Start with the audit. Book the OpsMap™. Everything else follows from knowing where you actually stand.

For the program launch context that the OpsMap™ feeds into, see how to launch a successful employee advocacy program, scaling employee advocacy for large organizations, and employee advocacy as the future of recruitment marketing.

Frequently Asked Questions About Automated Employee Advocacy

What is automated employee advocacy?

Automated employee advocacy is the practice of using structured automation workflows to handle the repetitive, low-judgment work inside an advocacy program — content queuing, distribution scheduling, participation tracking, and data sync. AI is layered on top only at the specific points where personalizing a message or predicting content resonance changes hiring outcomes.

Does employee advocacy automation replace human judgment?

No. Automation handles deterministic, rule-based tasks. Human judgment — and selectively, AI — handles ambiguous decisions like which message variant will resonate with a specific employee’s network. The automation spine is what gives human and AI judgment a clean, structured environment to operate in.

Why do most automated employee advocacy programs fail?

They deploy AI before the operational spine exists. AI on top of unstructured workflows produces bad output and erodes team confidence. The fix is to build reliable automation for the repetitive work first, then introduce AI at the specific judgment points where it changes outcomes.

What is the first automation to build in an employee advocacy program?

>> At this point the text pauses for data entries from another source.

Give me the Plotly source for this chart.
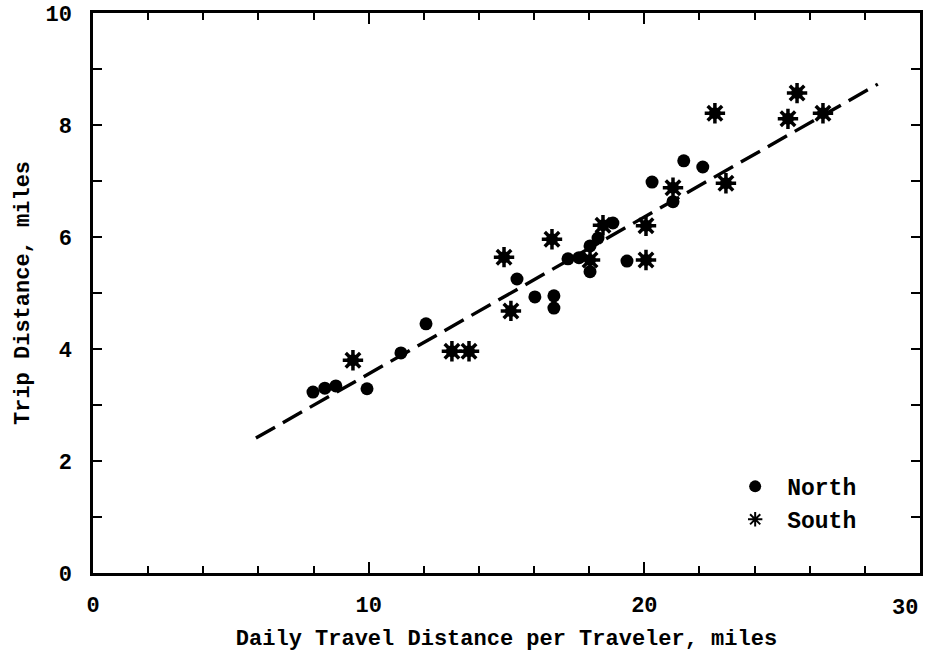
import plotly.graph_objects as go

north_x = [7.98, 8.41, 8.81, 9.94, 11.17, 12.08, 15.38, 16.03, 16.72, 16.72, 17.23, 17.63, 18.03, 18.03, 18.32, 18.86, 19.37, 20.28, 21.04, 21.43, 22.12]
north_y = [3.23, 3.30, 3.34, 3.29, 3.93, 4.45, 5.25, 4.93, 4.95, 4.73, 5.61, 5.63, 5.84, 5.38, 5.98, 6.25, 5.57, 6.98, 6.63, 7.36, 7.25]

south_x = [9.43, 13.02, 13.64, 14.91, 15.16, 16.65, 18.03, 18.50, 20.06, 20.06, 21.04, 22.56, 22.96, 25.21, 25.54, 26.48]
south_y = [3.80, 3.96, 3.96, 5.64, 4.68, 5.96, 5.59, 6.21, 6.20, 5.59, 6.88, 8.21, 6.96, 8.11, 8.57, 8.21]

fit_x = [5.91, 28.47]
fit_y = [2.41, 8.73]

x_ticks = [0, 10, 20, 30]
x_labels = ["0", "10", "20", "30"]
y_ticks = [0, 2, 4, 6, 8, 10]

FONT = "Liberation Mono"

fig = go.Figure()
fig.add_trace(go.Scatter(x=fit_x, y=fit_y, mode="lines", showlegend=False,
                         line=dict(color="black", width=3.4, dash="22px,9px")))
fig.add_trace(go.Scatter(x=north_x, y=north_y, mode="markers", name="North",
                         marker=dict(symbol="circle", size=13, color="black")))
fig.add_trace(go.Scatter(x=south_x, y=south_y, mode="markers", showlegend=False,
                         marker=dict(symbol="circle", size=12, color="black")))
fig.add_trace(go.Scatter(x=south_x, y=south_y, mode="markers", name="South",
                         marker=dict(symbol="asterisk", size=17, color="black",
                                     line=dict(color="black", width=3.5))))

tickfont = dict(family=FONT, size=22, color="black", weight="bold")
titlefont = dict(family=FONT, size=22, color="black", weight="bold")
axis_common = dict(showline=True, linecolor="black", linewidth=2.5, mirror="allticks",
                   ticks="inside", tickcolor="black", tickwidth=2, showgrid=False,
                   zeroline=False, tickfont=tickfont, ticklabeloverflow="allow",
                   automargin=False)

# last x label is drawn as an annotation so it stays inside the page (right-aligned to the axis end)
fig.update_xaxes(range=[0, 30], tickvals=x_ticks, ticktext=x_labels[:-1] + [""], ticklen=11,
                 ticklabelstandoff=10,
                 minor=dict(dtick=2, ticks="inside", ticklen=7, tickcolor="black", tickwidth=2),
                 title=dict(text="Daily Travel Distance per Traveler, miles", font=titlefont, standoff=14),
                 **axis_common)
fig.update_yaxes(range=[0, 10], tickvals=y_ticks, ticklen=9, ticklabelstandoff=14,
                 minor=dict(dtick=1, ticks="inside", ticklen=9, tickcolor="black", tickwidth=2),
                 title=dict(text="Trip Distance, miles", font=titlefont, standoff=10),
                 **axis_common)

fig.add_annotation(x=x_ticks[-1], xref="x", y=0, yref="paper", text=x_labels[-1],
                   showarrow=False, xanchor="right", yanchor="top", yshift=-21,
                   font=tickfont)

fig.update_layout(
    width=927, height=652,
    margin=dict(l=93, r=7, t=13, b=79),
    plot_bgcolor="white", paper_bgcolor="white",
    legend=dict(x=0.762, y=0.193, xanchor="left", yanchor="top", bgcolor="rgba(0,0,0,0)",
                font=dict(family=FONT, size=23, color="black", weight="bold"),
                itemsizing="constant", itemwidth=54, tracegroupgap=9),
)

fig.write_html("out.html")
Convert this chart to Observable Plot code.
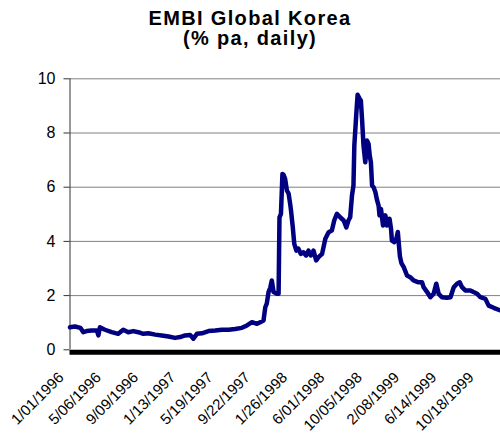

Start with the task that happens at least once per day and requires zero human judgment. In most advocacy programs, that is content queuing — moving approved content from your library into the distribution platform on a reliable schedule. It is an OpsSprint™ candidate: fast to build, easy to measure, immediately visible to the team.

How do you measure the ROI of automated employee advocacy?

Track three baseline metrics before you automate: hours per role per week spent on manual advocacy tasks, errors caught per quarter in content or participation data, and time-to-fill delta for roles that advocacy-sourced candidates fill. Those three numbers build the business case and prove value after go-live.

Where does AI actually belong in an employee advocacy workflow?

AI earns its place at two specific judgment points: personalizing a message variant to match an employee’s network context, and predicting which content pieces will generate the highest-quality referral traffic for a given role. Everything else — scheduling, queuing, tracking, data sync — is faster and more reliable as deterministic automation.

What is the OpsMap™ and how does it apply to employee advocacy?

The OpsMap™ is a strategic automation audit that identifies your highest-ROI workflow opportunities, assigns timelines and dependencies, and produces a management buy-in plan. For employee advocacy programs, it surfaces the specific content, distribution, and data-sync workflows that deliver measurable hiring-outcome improvements before any build begins.

How long does it take to see results from automated employee advocacy?

Quick-win automations — content queuing, distribution scheduling — deliver measurable time savings within weeks. Full program automation through an OpsBuild™ engagement typically shows hiring-outcome impact within 90 days, with full ROI realized within 12 months based on documented engagement outcomes.

What compliance risks does employee advocacy automation introduce?

The primary risks are disclosure compliance, data privacy, and brand guideline enforcement. A properly built advocacy automation spine includes approval gates and audit trails that reduce these risks rather than amplify them. See the full compliance framework in the legal and ethical compliance guide linked in this pillar.

What is the difference between an employee advocacy platform and automated employee advocacy?

An employee advocacy platform is a tool. Automated employee advocacy is a discipline — the structured set of workflows, data connections, and participation incentive systems that make the platform produce hiring outcomes reliably. Most platforms provide the interface; the automation spine is what connects it to your ATS, HRIS, and content library.